## Your goal:
Print the listing from its top line through the line containing "2.56, 2.7, 2.78];", nothing more, and leave out the pictures.
# # # # #
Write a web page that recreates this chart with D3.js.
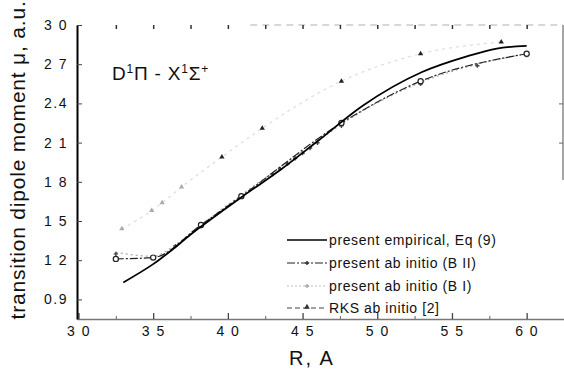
<!DOCTYPE html>
<html>
<head>
<meta charset="utf-8">
<script src="https://cdn.jsdelivr.net/npm/d3@7"></script>
<style>
  body { margin: 0; background: #fff; }
  svg { display: block; font-family: "Liberation Sans", Arial, sans-serif; }
</style>
</head>
<body>
<svg id="chart"></svg>
<script>
// present empirical, Eq (9)
const rEmp = [3.3, 3.5, 3.8, 4.1, 4.35, 4.6, 4.9, 5.3, 5.6, 5.8, 6.0];
const muEmp = [1.03, 1.17, 1.44, 1.69, 1.89, 2.11, 2.38, 2.64, 2.76, 2.82, 2.84];

// present ab initio (B II)
const rB2 = [3.25, 3.5, 3.82, 4.09, 4.76, 5.29, 6.0];
const muB2 = [1.21, 1.22, 1.47, 1.69, 2.25, 2.57, 2.78];

// present ab initio (B I)
const rB1 = [3.25, 3.5, 3.65, 3.82, 4.09, 4.3, 4.35, 4.4, 4.45, 4.5, 4.55, 4.6, 4.76, 5.29, 5.67, 6.0];
const muB1 = [1.26, 1.23, 1.32, 1.47, 1.7, 1.87, 1.91, 1.95, 1.99, 2.03, 2.07, 2.11, 2.24, 2.56, 2.7, 2.78];

// RKS ab initio [2]
const rRks = [3.29, 3.49, 3.56, 3.69, 3.96, 4.23, 4.76, 5.29, 5.83];
const muRks = [1.44, 1.58, 1.64, 1.76, 1.99, 2.21, 2.57, 2.78, 2.87];

const xTicks = [3.0, 3.5, 4.0, 4.5, 5.0, 5.5, 6.0];
const xTickLabels = ["3 0", "3 5", "4 0", "4 5", "5 0", "5 5", "6 0"];
const yTicks = [0.9, 1.2, 1.5, 1.8, 2.1, 2.4, 2.7, 3.0];
const yTickLabels = ["0.9", "1 2", "1 5", "1 8", "2 1", "2.4", "2 7", "3 0"];

const legendLabels = ["present empirical, Eq (9)", "present ab initio (B II)", "present ab initio (B I)", "RKS ab initio [2]"];

const width = 564, height = 376;
const svg = d3.select("#chart").attr("width", width).attr("height", height);

const x = d3.scaleLinear().domain([2.99, 6.25]).range([77, 564]);
const y = d3.scaleLinear().domain([0.75, 3.0]).range([319, 25]);

const zip = (a, b) => a.map((v, i) => [v, b[i]]);

// frame: top dashed border + ticks, right border
svg.append("line")
    .attr("x1", x(4.15)).attr("x2", 563)
    .attr("y1", y(3.0)).attr("y2", y(3.0))
    .attr("stroke", "#ccc").attr("stroke-width", 1.5)
    .attr("stroke-dasharray", "7,5");

svg.append("g")
    .attr("transform", `translate(0,${y(3.0)})`)
    .call(d3.axisTop(x).tickValues(d3.range(3.25, 6.01, 0.25)).tickSize(-4).tickFormat(""))
    .call(g => g.select(".domain").remove())
    .call(g => g.selectAll("line").attr("stroke", "#333").attr("stroke-width", 1.5));

svg.append("line")
    .attr("x1", 563).attr("x2", 563)
    .attr("y1", y(3.0)).attr("y2", 180)
    .attr("stroke", "#888").attr("stroke-width", 1.5);

svg.append("g")
    .attr("transform", "translate(563,0)")
    .call(d3.axisRight(y).tickValues([2.1, 2.4]).tickSize(-4).tickFormat(""))
    .call(g => g.select(".domain").remove())
    .call(g => g.selectAll("line").attr("stroke", "#666"));

// bottom axis
const xAxis = svg.append("g")
    .attr("transform", "translate(0,319)")
    .call(d3.axisBottom(x).tickValues(xTicks).tickSizeInner(-6).tickSizeOuter(0).tickPadding(7)
        .tickFormat((d, i) => xTickLabels[i]));
xAxis.select(".domain").attr("stroke", "#777").attr("stroke-width", 1.5);
xAxis.selectAll("line").attr("stroke", "#444").attr("stroke-width", 1.3);
xAxis.selectAll("text").attr("font-size", 14).attr("fill", "#111")
    .attr("letter-spacing", 1.5)
    .attr("font-family", "Liberation Sans, Arial, sans-serif");

svg.append("g")
    .attr("transform", "translate(0,319)")
    .call(d3.axisBottom(x).tickValues(d3.range(3.25, 6.01, 0.5)).tickSize(-3).tickFormat(""))
    .call(g => g.select(".domain").remove())
    .call(g => g.selectAll("line").attr("stroke", "#666"));

// left axis
const yAxis = svg.append("g")
    .attr("transform", "translate(77,0)")
    .call(d3.axisLeft(y).tickValues(yTicks).tickSizeInner(-5).tickSizeOuter(0).tickPadding(9)
        .tickFormat((d, i) => yTickLabels[i]));
yAxis.select(".domain").attr("stroke", "#000").attr("stroke-width", 2);
yAxis.selectAll("line").attr("stroke", "#444");
yAxis.selectAll("text").attr("font-size", 14).attr("fill", "#111")
    .attr("letter-spacing", 1.5)
    .attr("font-family", "Liberation Sans, Arial, sans-serif");

// axis titles
svg.append("text")
    .attr("transform", "translate(25,160) rotate(-90)")
    .attr("text-anchor", "middle")
    .attr("font-size", 21)
    .attr("letter-spacing", 0.8)
    .attr("fill", "#111")
    .text("transition dipole moment  \u03bc,  a.u.");

svg.append("text")
    .attr("x", 312).attr("y", 365)
    .attr("text-anchor", "middle")
    .attr("font-size", 20)
    .attr("letter-spacing", 2)
    .attr("fill", "#111")
    .text("R, A");

// panel title
const title = svg.append("text")
    .attr("x", 112).attr("y", 80)
    .attr("font-size", 19)
    .attr("letter-spacing", 0.8)
    .attr("fill", "#111");
title.append("tspan").text("D");
title.append("tspan").attr("dy", -7).attr("font-size", 12).text("1");
title.append("tspan").attr("dy", 7).text("\u03a0 - X");
title.append("tspan").attr("dy", -7).attr("font-size", 12).text("1");
title.append("tspan").attr("dy", 7).text("\u03a3");
title.append("tspan").attr("dy", -7).attr("font-size", 12).text("+");

const line = d3.line()
    .x(d => x(d[0]))
    .y(d => y(d[1]))
    .curve(d3.curveMonotoneX);

// RKS
const rks = zip(rRks, muRks);
svg.append("path")
    .datum(rks)
    .attr("d", line)
    .attr("fill", "none")
    .attr("stroke", "#ddd")
    .attr("stroke-width", 1.2)
    .attr("stroke-dasharray", "3,4");
svg.selectAll(".rks")
    .data(rks)
    .enter()
    .append("path")
    .attr("class", "rks")
    .attr("transform", d => `translate(${x(d[0])},${y(d[1])})`)
    .attr("d", d3.symbol(d3.symbolTriangle, 12))
    .attr("fill", (d, i) => i < 4 ? "#aaa" : "#222");

// B I
const b1 = zip(rB1, muB1);
svg.append("path")
    .datum(b1)
    .attr("d", line)
    .attr("fill", "none")
    .attr("stroke", "#aaa")
    .attr("stroke-width", 1.2)
    .attr("stroke-dasharray", "2,3");
svg.selectAll(".b1")
    .data(b1)
    .enter()
    .append("path")
    .attr("class", "b1")
    .attr("transform", d => `translate(${x(d[0])},${y(d[1]) + 1.5})`)
    .attr("d", d3.symbol(d3.symbolCross, 10))
    .attr("fill", "#444");

// B II
const b2 = zip(rB2, muB2);
svg.append("path")
    .datum(b2)
    .attr("d", line)
    .attr("fill", "none")
    .attr("stroke", "#222")
    .attr("stroke-width", 1.2)
    .attr("stroke-dasharray", "8,2,2,2");
svg.selectAll(".b2")
    .data(b2)
    .enter()
    .append("circle")
    .attr("class", "b2")
    .attr("cx", d => x(d[0]))
    .attr("cy", d => y(d[1]))
    .attr("r", 2.6)
    .attr("fill", "#fff")
    .attr("stroke", "#222")
    .attr("stroke-width", 1.2);

// empirical
svg.append("path")
    .datum(zip(rEmp, muEmp))
    .attr("d", line)
    .attr("fill", "none")
    .attr("stroke", "#000")
    .attr("stroke-width", 1.8);

// legend
const legY = [240, 263, 286, 308];
const legStyles = [
    { stroke: "#000", dash: null, w: 1.5 },
    { stroke: "#222", dash: "8,2,2,2", w: 1.2 },
    { stroke: "#bbb", dash: "2,2", w: 1.2 },
    { stroke: "#444", dash: "5,3", w: 1.2 }
];
const leg = svg.selectAll(".leg")
    .data(legendLabels)
    .enter()
    .append("g")
    .attr("class", "leg")
    .attr("transform", (d, i) => `translate(287,${legY[i]})`);
leg.append("line")
    .attr("x1", 0).attr("x2", 40)
    .attr("stroke", (d, i) => legStyles[i].stroke)
    .attr("stroke-width", (d, i) => legStyles[i].w)
    .attr("stroke-dasharray", (d, i) => legStyles[i].dash);
leg.filter((d, i) => i === 3)
    .append("path")
    .attr("transform", "translate(20,-1)")
    .attr("d", d3.symbol(d3.symbolTriangle, 14))
    .attr("fill", "#333");
leg.filter((d, i) => i === 1 || i === 2)
    .append("path")
    .attr("transform", "translate(20,0)")
    .attr("d", d3.symbol(d3.symbolCross, 10))
    .attr("fill", (d, i) => i === 0 ? "#333" : "#aaa");
leg.append("text")
    .attr("x", 42).attr("y", 5)
    .attr("font-size", 14)
    .attr("letter-spacing", 0.6)
    .attr("fill", "#111")
    .text(d => d);
</script>
</body>
</html>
# # # # #
## Response to the task:
Write a web page that recreates this chart with D3.js.
<!DOCTYPE html>
<html>
<head>
<meta charset="utf-8">
<script src="https://cdn.jsdelivr.net/npm/d3@7"></script>
<style>
  body { margin: 0; background: #fff; }
  svg { display: block; font-family: "Liberation Sans", Arial, sans-serif; }
</style>
</head>
<body>
<svg id="chart"></svg>
<script>
// present empirical, Eq (9)
const rEmp = [3.3, 3.5, 3.8, 4.1, 4.35, 4.6, 4.9, 5.3, 5.6, 5.8, 6.0];
const muEmp = [1.03, 1.17, 1.44, 1.69, 1.89, 2.11, 2.38, 2.64, 2.76, 2.82, 2.84];

// present ab initio (B II)
const rB2 = [3.25, 3.5, 3.82, 4.09, 4.76, 5.29, 6.0];
const muB2 = [1.21, 1.22, 1.47, 1.69, 2.25, 2.57, 2.78];

// present ab initio (B I)
const rB1 = [3.25, 3.5, 3.65, 3.82, 4.09, 4.3, 4.35, 4.4, 4.45, 4.5, 4.55, 4.6, 4.76, 5.29, 5.67, 6.0];
const muB1 = [1.26, 1.23, 1.32, 1.47, 1.7, 1.87, 1.91, 1.95, 1.99, 2.03, 2.07, 2.11, 2.24, 2.56, 2.7, 2.78];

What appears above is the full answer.